Juliette Binoche et Bruno Dumont / Camille Claudel 1915 : Du génie à la folie
Juliette Binoche prête ses traits à la tristement célèbre sculptrice 70 ans après la mort de celle-ci dans Camille Claudel 1915 de Bruno Dumont.
Film austère, âpre, dépouillé, lent, ponctué de cris et de pleurs à fendre l’âme, Camille Claudel 1915 illustre avec force la détresse de l’artiste (Juliette Binoche) enfermée contre son gré dans un asile psychiatrique et s’accrochant vainement à l’espoir que son frère, le poète Paul Claudel (Jean-Luc Vincent), vienne enfin la libérer. Afin de s’approcher de la vérité, Bruno Dumont (L’humanité) s’est inspiré de la correspondance de Camille et de son journal médical.

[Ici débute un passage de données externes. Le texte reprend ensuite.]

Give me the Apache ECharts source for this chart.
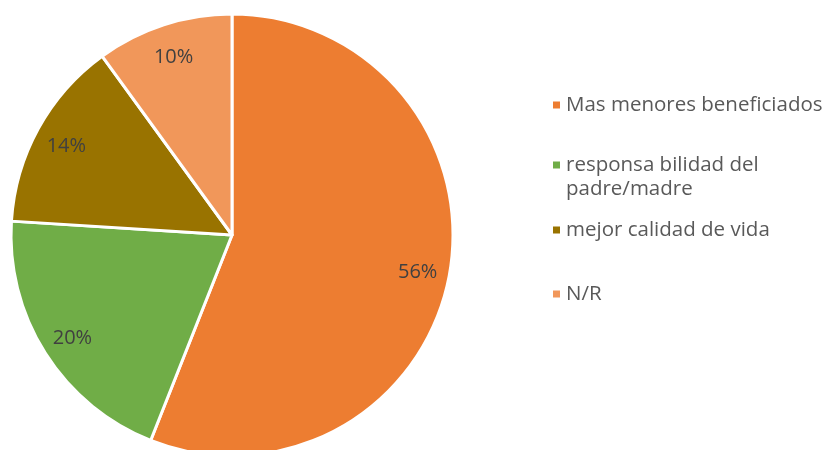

«Quand j’ai découvert la vie recluse de Camille Claudel, racontait le cinéaste à la 63e Berlinale où son film figurait en compétition officielle, j’ai compris que la vie à l’asile était très, très simple, qu’elle n’y faisait pas grand-chose, que sa seule joie, c’était la visite de son frère Paul. Au cinéma, il est important d’avoir un motif assez simple. Quand l’histoire est simple, la cinématographie a une grande capacité à se déployer.»
Ayant lu un livre sur Camille Claudel lorsqu’elle avait 16 ans, Juliette Binoche, qui a le même âge que le personnage au moment du récit que raconte Dumont, n’a pas hésité à aller à la rencontre de l’artiste, bien que la folie de cette dernière lui faisait peur. «J’avais envie de parler de Camille enfermée 30 ans, même si on raconte trois jours de sa vie, dans cette injustice face à une société, à une famille, à un non-dit. C’est à la fois très simple et complexe comme situation: elle était enfermée et elle n’avait pas le droit de correspondre avec l’extérieur, donc c’était pire qu’une prison. De ce fait, on endosse sans compter, sans penser aux conséquences. Quand c’est assumé, ce n’est pas lourd, cela devient une passion», confiait celle qui a touché le réalisateur en lui faisant savoir qu’elle désirait travailler avec lui.
Par souci de réalisme, Bruno Dumont a engagé des handicapés intellectuels pour incarner les patients du pensionnat psychiatrique: «Ce qui m’a frappé dans la correspondance de Camille Claudel, c’est la façon dont elle parlait de l’environnement psychiatrique. Elle a toujours dit que c’était douloureux, que ces femmes criaient, que la promiscuité était insupportable et que tout ce temps passé dans cet univers mental déchiré était pour elle une souffrance. Je me suis demandé comment je pouvais restituer une vérité de ces conditions de vie. J’ai donc tout de suite eu envie de travailler avec des personnes handicapées. Le film est d’ailleurs assez documentaire sur la vérité de leur maladie.»
Frère et sœur
Si Camille a fini ses jours internée, loin de sa famille, le lien qui l’unissait à Paul ne s’est jamais réellement rompu: «Il était très proche de sa sœur; c’étaient des artistes, rappelait Jean-Luc Vincent. Il y a quelque chose entre eux de très fort; ce qui est un peu compliqué pour nous à comprendre. C’était à moi ensuite d’être le plus sincère, le plus proche de ce que je pouvais être et de ce que pouvait être Paul Claudel. Ce n’était pas mon rôle de le juger moralement.»
«Il était extravagant et halluciné, expliquait Dumont. Il disait lui-même être aussi dément que sa sœur. Sa seule protection, c’est Dieu, mais on sent qu’il est dans un délire spirituel total. Lui, il peut être dehors parce qu’il est un homme; elle, non. Comme le dit Paul à la fin, il y a un rapport entre l’art et la folie. L’art fait monter les facultés humaines à un niveau tel que la défaillance est très proche. Celle de Camille Claudel, c’est d’avoir tellement aimé un homme, Auguste Rodin, et de s’être élevée tellement haut dans un art à une époque où on ne l’a pas reconnue, qu’elle est tombée en déchéance.»
Les frais du voyage à Berlin ont été payés par Téléfilm Canada.